• **Task objective**: Pictures stay out of the copy; set down each line of the listing below exactly.
═════ Data segment ═════
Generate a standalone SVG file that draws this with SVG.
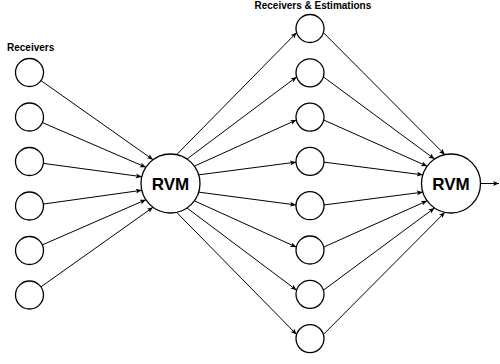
<svg xmlns="http://www.w3.org/2000/svg" width="500" height="364" viewBox="0 0 500 364">
<style>
.n{fill:#fff;stroke:#000;stroke-width:1.3}
.e{fill:none;stroke:#000;stroke-width:1;marker-end:url(#ah)}
.lbl{font-family:"Liberation Sans",Arial,Helvetica,sans-serif;font-weight:bold;font-size:10px;fill:#000}
.big{font-family:"Liberation Sans",Arial,Helvetica,sans-serif;font-weight:bold;font-size:17px;fill:#000;text-anchor:middle}
</style>
<defs>
<marker id="ah" markerUnits="userSpaceOnUse" markerWidth="7" markerHeight="6" refX="6" refY="2.5" orient="auto">
<path d="M0,0 L6,2.5 L0,5 L1.5,2.5 Z" fill="#000" stroke="none"/>
</marker>
</defs>
<rect width="500" height="364" fill="#fff"/>
<text class="lbl" x="7" y="51">Receivers</text>
<text class="lbl" x="254.5" y="8.5">Receivers &amp; Estimations</text>
<g id="connectors">
<line class="e" x1="40.94" y1="80.57" x2="153.03" y2="159.72"/>
<line class="e" x1="42.35" y1="122.55" x2="145.87" y2="167.26"/>
<line class="e" x1="43.37" y1="163.38" x2="141.79" y2="176.71"/>
<line class="e" x1="43.37" y1="204.06" x2="141.79" y2="190.29"/>
<line class="e" x1="42.33" y1="244.90" x2="145.87" y2="199.74"/>
<line class="e" x1="40.91" y1="286.89" x2="153.03" y2="207.28"/>
<line class="e" x1="176.63" y1="154.65" x2="296.61" y2="32.59"/>
<line class="e" x1="187.00" y1="159.04" x2="296.61" y2="76.89"/>
<line class="e" x1="194.37" y1="166.16" x2="296.31" y2="120.01"/>
<line class="e" x1="198.71" y1="174.87" x2="296.02" y2="162.13"/>
<line class="e" x1="198.71" y1="192.13" x2="296.02" y2="204.97"/>
<line class="e" x1="194.37" y1="200.84" x2="296.31" y2="247.09"/>
<line class="e" x1="187.00" y1="207.96" x2="296.61" y2="290.21"/>
<line class="e" x1="176.63" y1="212.35" x2="296.61" y2="334.51"/>
<line class="e" x1="323.39" y1="32.59" x2="444.87" y2="154.65"/>
<line class="e" x1="323.39" y1="76.89" x2="434.50" y2="159.04"/>
<line class="e" x1="323.69" y1="120.01" x2="427.13" y2="166.16"/>
<line class="e" x1="323.98" y1="162.13" x2="422.79" y2="174.87"/>
<line class="e" x1="323.98" y1="204.97" x2="422.79" y2="192.13"/>
<line class="e" x1="323.69" y1="247.09" x2="427.13" y2="200.84"/>
<line class="e" x1="323.39" y1="290.21" x2="434.50" y2="207.96"/>
<line class="e" x1="323.39" y1="334.51" x2="444.87" y2="212.35"/>
<line class="e" x1="480.5" y1="183.5" x2="499" y2="183.5"/>
</g>
<g id="l1"><circle class="n" cx="29.5" cy="72.5" r="14"/></g>
<g id="l2"><circle class="n" cx="29.5" cy="117" r="14"/></g>
<g id="l3"><circle class="n" cx="29.5" cy="161.5" r="14"/></g>
<g id="l4"><circle class="n" cx="29.5" cy="206" r="14"/></g>
<g id="l5"><circle class="n" cx="29.5" cy="250.5" r="14"/></g>
<g id="l6"><circle class="n" cx="29.5" cy="295" r="14"/></g>
<g id="rvm1"><circle class="n" cx="170.5" cy="183.5" r="29.5"/><text class="big" x="170.5" y="190">RVM</text></g>
<g id="m1"><circle class="n" cx="310" cy="28.5" r="14"/></g>
<g id="m2"><circle class="n" cx="310" cy="72.8" r="14"/></g>
<g id="m3"><circle class="n" cx="310" cy="117.1" r="14"/></g>
<g id="m4"><circle class="n" cx="310" cy="161.4" r="14"/></g>
<g id="m5"><circle class="n" cx="310" cy="205.7" r="14"/></g>
<g id="m6"><circle class="n" cx="310" cy="250" r="14"/></g>
<g id="m7"><circle class="n" cx="310" cy="294.3" r="14"/></g>
<g id="m8"><circle class="n" cx="310" cy="338.6" r="14"/></g>
<g id="rvm2"><circle class="n" cx="451" cy="183.5" r="29.5"/><text class="big" x="451" y="190">RVM</text></g>
</svg>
═════
• **In response**:
Generate a standalone SVG file that draws this with SVG.
<svg xmlns="http://www.w3.org/2000/svg" width="500" height="364" viewBox="0 0 500 364">
<style>
.n{fill:#fff;stroke:#000;stroke-width:1.3}
.e{fill:none;stroke:#000;stroke-width:1;marker-end:url(#ah)}
.lbl{font-family:"Liberation Sans",Arial,Helvetica,sans-serif;font-weight:bold;font-size:10px;fill:#000}
.big{font-family:"Liberation Sans",Arial,Helvetica,sans-serif;font-weight:bold;font-size:17px;fill:#000;text-anchor:middle}
</style>
<defs>
<marker id="ah" markerUnits="userSpaceOnUse" markerWidth="7" markerHeight="6" refX="6" refY="2.5" orient="auto">
<path d="M0,0 L6,2.5 L0,5 L1.5,2.5 Z" fill="#000" stroke="none"/>
</marker>
</defs>
<rect width="500" height="364" fill="#fff"/>
<text class="lbl" x="7" y="51">Receivers</text>
<text class="lbl" x="254.5" y="8.5">Receivers &amp; Estimations</text>
<g id="connectors">
<line class="e" x1="40.94" y1="80.57" x2="153.03" y2="159.72"/>
<line class="e" x1="42.35" y1="122.55" x2="145.87" y2="167.26"/>
<line class="e" x1="43.37" y1="163.38" x2="141.79" y2="176.71"/>
<line class="e" x1="43.37" y1="204.06" x2="141.79" y2="190.29"/>
<line class="e" x1="42.33" y1="244.90" x2="145.87" y2="199.74"/>
<line class="e" x1="40.91" y1="286.89" x2="153.03" y2="207.28"/>
<line class="e" x1="176.63" y1="154.65" x2="296.61" y2="32.59"/>
<line class="e" x1="187.00" y1="159.04" x2="296.61" y2="76.89"/>
<line class="e" x1="194.37" y1="166.16" x2="296.31" y2="120.01"/>
<line class="e" x1="198.71" y1="174.87" x2="296.02" y2="162.13"/>
<line class="e" x1="198.71" y1="192.13" x2="296.02" y2="204.97"/>
<line class="e" x1="194.37" y1="200.84" x2="296.31" y2="247.09"/>
<line class="e" x1="187.00" y1="207.96" x2="296.61" y2="290.21"/>
<line class="e" x1="176.63" y1="212.35" x2="296.61" y2="334.51"/>
<line class="e" x1="323.39" y1="32.59" x2="444.87" y2="154.65"/>
<line class="e" x1="323.39" y1="76.89" x2="434.50" y2="159.04"/>
<line class="e" x1="323.69" y1="120.01" x2="427.13" y2="166.16"/>
<line class="e" x1="323.98" y1="162.13" x2="422.79" y2="174.87"/>
<line class="e" x1="323.98" y1="204.97" x2="422.79" y2="192.13"/>
<line class="e" x1="323.69" y1="247.09" x2="427.13" y2="200.84"/>
<line class="e" x1="323.39" y1="290.21" x2="434.50" y2="207.96"/>
<line class="e" x1="323.39" y1="334.51" x2="444.87" y2="212.35"/>
<line class="e" x1="480.5" y1="183.5" x2="499" y2="183.5"/>
</g>
<g id="l1"><circle class="n" cx="29.5" cy="72.5" r="14"/></g>
<g id="l2"><circle class="n" cx="29.5" cy="117" r="14"/></g>
<g id="l3"><circle class="n" cx="29.5" cy="161.5" r="14"/></g>
<g id="l4"><circle class="n" cx="29.5" cy="206" r="14"/></g>
<g id="l5"><circle class="n" cx="29.5" cy="250.5" r="14"/></g>
<g id="l6"><circle class="n" cx="29.5" cy="295" r="14"/></g>
<g id="rvm1"><circle class="n" cx="170.5" cy="183.5" r="29.5"/><text class="big" x="170.5" y="190">RVM</text></g>
<g id="m1"><circle class="n" cx="310" cy="28.5" r="14"/></g>
<g id="m2"><circle class="n" cx="310" cy="72.8" r="14"/></g>
<g id="m3"><circle class="n" cx="310" cy="117.1" r="14"/></g>
<g id="m4"><circle class="n" cx="310" cy="161.4" r="14"/></g>
<g id="m5"><circle class="n" cx="310" cy="205.7" r="14"/></g>
<g id="m6"><circle class="n" cx="310" cy="250" r="14"/></g>
<g id="m7"><circle class="n" cx="310" cy="294.3" r="14"/></g>
<g id="m8"><circle class="n" cx="310" cy="338.6" r="14"/></g>
<g id="rvm2"><circle class="n" cx="451" cy="183.5" r="29.5"/><text class="big" x="451" y="190">RVM</text></g>
</svg>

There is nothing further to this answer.